HAZELWOOD - Jack Bystrom had to pinch himself to make sure he wasn’t dreaming.
The 11-year-old played a hockey game Friday at the official practice facility of the St. Louis Blues, and lo and behold, there was Head Coach Ken Hitchcock behind his bench, calling out for him to make a line change.
No, this wasn’t a dream, at least not in a literal sense. It was the annual Blues Youth Hockey Camp, which all but fulfills the dreams of young hockey players hoping to one day become NHL stars.
For an entire week, 85 children of various skill levels participated in the camp, which was held daily at the Ice Zone at St. Louis Outlet Mall. Through on-ice and off-ice activities, campers learned the basic skills of the game, the importance of teamwork, accountability and more. In addition, campers got to tour the Blues practice facility, including the locker room, gym, offices and media interview areas.
It’s an experience that none of them will likely ever forget.

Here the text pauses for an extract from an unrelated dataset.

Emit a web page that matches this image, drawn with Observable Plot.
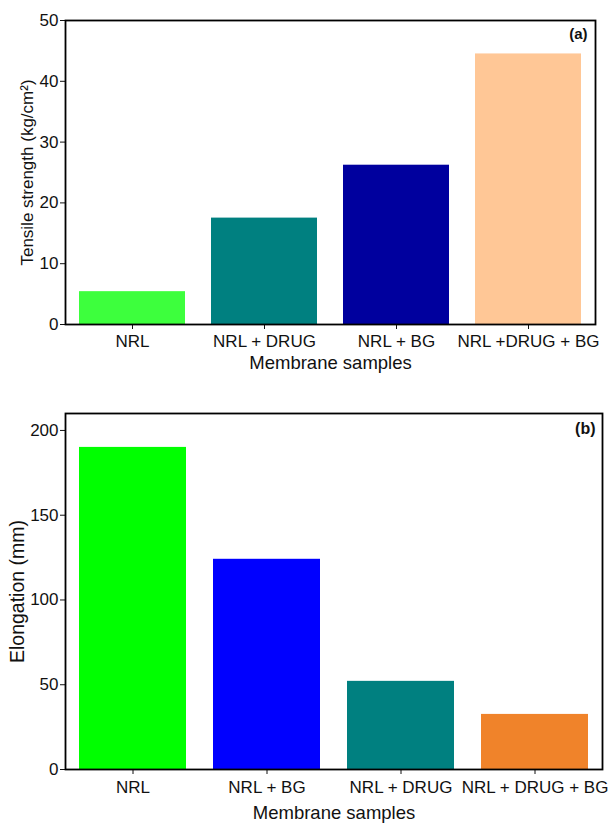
<!DOCTYPE html>
<html>
<head>
<meta charset="utf-8">
<script src="https://cdn.jsdelivr.net/npm/d3@7"></script>
<script src="https://cdn.jsdelivr.net/npm/@observablehq/plot@0.6"></script>
<style>
  body { margin: 0; background: #fff; }
  #wrap { width: 612px; }
  svg { display: block; }
</style>
</head>
<body>
<div id="wrap"></div>
<script>
const samplesA = ["NRL", "NRL + DRUG", "NRL + BG", "NRL +DRUG + BG"];
const tensile = [5.4, 17.5, 26.2, 44.5];
const colorsA = ["#3dff3d", "#008080", "#00009e", "#ffc796"];
const ticksA = [0, 10, 20, 30, 40, 50];

const samplesB = ["NRL", "NRL + BG", "NRL + DRUG", "NRL + DRUG + BG"];
const elongation = [190, 124, 52, 32.5];
const colorsB = ["#00ff00", "#0000ff", "#008080", "#f0832a"];
const ticksB = [0, 50, 100, 150, 200];

const font = "'Liberation Sans', Arial, Helvetica, sans-serif";

const dataA = samplesA.map((s, i) => ({sample: s, value: tensile[i], color: colorsA[i]}));
const dataB = samplesB.map((s, i) => ({sample: s, value: elongation[i], color: colorsB[i]}));

function panel(o) {
  return Plot.plot({
    width: 612,
    height: o.height,
    marginLeft: 65,
    marginRight: o.mr,
    marginTop: o.mt,
    marginBottom: o.mb,
    style: {fontFamily: font, color: "#111", background: "#fff"},
    x: {domain: o.samples, paddingInner: 0.2, paddingOuter: 0.1},
    y: {domain: o.domain, ticks: o.ticks},
    color: {type: "identity"},
    marks: [
      Plot.barY(o.data, {x: "sample", y: "value", fill: "color"}),
      Plot.axisY({ticks: o.ticks, tickSize: 5, tickPadding: 2, fontSize: 17, label: null}),
      Plot.axisY({ticks: [], tickSize: 0, label: o.ylabel, fontSize: o.ylabelSize,
        labelAnchor: "center", labelArrow: "none", labelOffset: o.ylabelOffset}),
      Plot.axisX({tickSize: 5, tickPadding: o.xpad, fontSize: 17, label: null}),
      Plot.axisX({ticks: [], tickSize: 0, label: "Membrane samples", fontSize: 18.5,
        labelAnchor: "center", labelArrow: "none", labelOffset: o.xlabelOffset}),
      Plot.frame({stroke: "#000", strokeWidth: 1.8}),
      Plot.text([o.tag], {frameAnchor: "top-right", text: d => d, dx: o.tagDx, dy: o.tagDy,
        fontWeight: "bold", fontSize: o.tagSize, textAnchor: "end", lineAnchor: "top"})
    ]
  });
}

const wrap = document.getElementById("wrap");
wrap.append(panel({data: dataA, samples: samplesA, domain: [0, 50], ticks: ticksA,
  ylabel: "Tensile strength (kg/cm²)", ylabelSize: 17, ylabelOffset: 45, xpad: 5, xlabelOffset: 44,
  tag: "(a)", tagSize: 15, height: 380, mt: 20, mb: 56, mr: 17, tagDx: -8, tagDy: 8}));
wrap.append(panel({data: dataB, samples: samplesB, domain: [0, 210], ticks: ticksB,
  ylabel: "Elongation (mm)", ylabelSize: 19.5, ylabelOffset: 55, xpad: 6, xlabelOffset: 49,
  tag: "(b)", tagSize: 16, height: 444, mt: 33, mb: 55, mr: 10, tagDx: -7, tagDy: 9}));
</script>
</body>
</html>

“I think the big thing here is these kids are dreaming about playing in the NHL at some point,” said Sean Ferrell, the camp’s lead instructor. “To be in a facility like this, have current NHL coaches and former NHL players come out and share some of their experiences, it helps foster that dream a little bit more and puts a little extra energy and smiles on these kids’ faces.”
Throughout the week, campers met Hitchcock and Blues TV analyst Darren Pang. In addition, they received on-ice instruction from former Blues Reed Low and Bruce Racine, and Blues Chairman Tom Stillman showed up Friday to help out behind the bench for the final scrimmages.
Hitchcock, who has conducted practice sessions with several college hockey teams in the past, said he enjoys working with players of all skill levels.
“It’s so funny because the coaches spend all week on passing the puck, using each other and team play,” Hitchcock said. "(But) as soon as you drop the puck, it’s every man for himself. Nothing has changed. And I know it drives coaches nuts, but the kids are having fun…man were they having fun today.
“They were having the time of their lives.”
Bystrom would agree. He started out as a forward, but recently decided to become a defenseman, and he feels there’s no better place to make the transition than the Blues Youth Hockey Camp.
“I think this is really fun,” Bystrom said. “I think it’s a good experience for kids. It’s really fun, it’s active and it makes you a better hockey player.”
“This has been amazing,” added Matt Wilson, a camp instructor. “Just to see how much enjoyment (the kids) get out of the sport, just seeing their faces light up when they get to be out here with these instructors and (Blues) alumni…the overall experience is more than I could ever ask for.”